- Born: Tatjana Amalie Weintraub March 2, 1926 Darmstadt, Hesse, Germany
- Died: February 27, 2026 (aged 99) New York City, U.S.
- Nationality: German; naturalized American
- Area: Colourist
- Notable works: Camelot 3000 Swamp Thing
- Awards: Shazam Award, 1971, 1974 Will Eisner Award Hall of Fame, 2023
- Spouse: Wally Wood ​ ​(m. 1950; div. 1966)​

= Tatjana Wood =

American comic artist (1926–2026)

Tatjana Amalie Wood (née Weintraub; March 2, 1926 – February 27, 2026) was an American artist and comic book colorist.

== Life and career ==
Tatjana Weintraub was born in Darmstadt, Germany, on March 2, 1926. Her German mother, Elizabeth Hammel, who was Christian, ran a women’s clothing store. Her Russian-born father, Mische Weintraub, who was Jewish, was a photographer. During World War II, she and her brother, Karl Joachim Weintraub, were sent to an international Quaker boarding school in the Netherlands. Gaining Dutch citizenship was not easy, so after World War II, the Quakers arranged for the two to travel to New York City in 1947. Karl went on to the University of Chicago, where he became a history professor, while Tatjana stayed in New York, attending the Traphagen School of Fashion. In 1949, she met Wally Wood, and they married August 28, 1950. The couple divorced in 1966.

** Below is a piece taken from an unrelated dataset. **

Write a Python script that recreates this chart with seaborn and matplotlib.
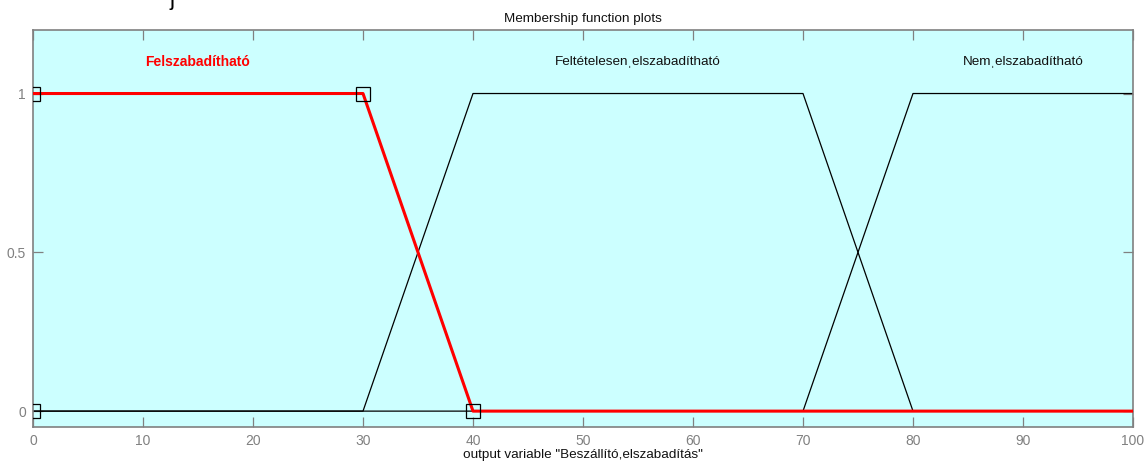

During the 1950s and 1960s, Wood sometimes made uncredited contributions to Wally Wood's artwork. One of the stories she worked on was "Carl Akeley" in EC Comics' Two-Fisted Tales #41 (February–March 1955). She did a number of animal drawings for that story.

Later, beginning in 1969, Wood did extensive work for DC Comics as a comic book colorist. She was the main colorist for DC's covers from 1973 through the mid-1980s. Her New York Times obituary points out that she colored nearly every DC comic cover during this time. Wood did coloring work on the interiors of comics as well, including Grant Morrison's acclaimed run on Animal Man, Alan Moore's issues of Swamp Thing, and Camelot 3000. She won the Shazam Award for Best Colorist in 1971 and 1974. Wood has had no significant credits in the comics industry since 2003. In 2023, Wood was inducted into the Will Eisner Award Hall of Fame.

She was also a dressmaker and weaver, who has crafted theatrical costumes and pictorial loom tapestries.

Wood died in New York City on February 27, 2026, at the age of 99, less than 3 days shy of her 100th birthday.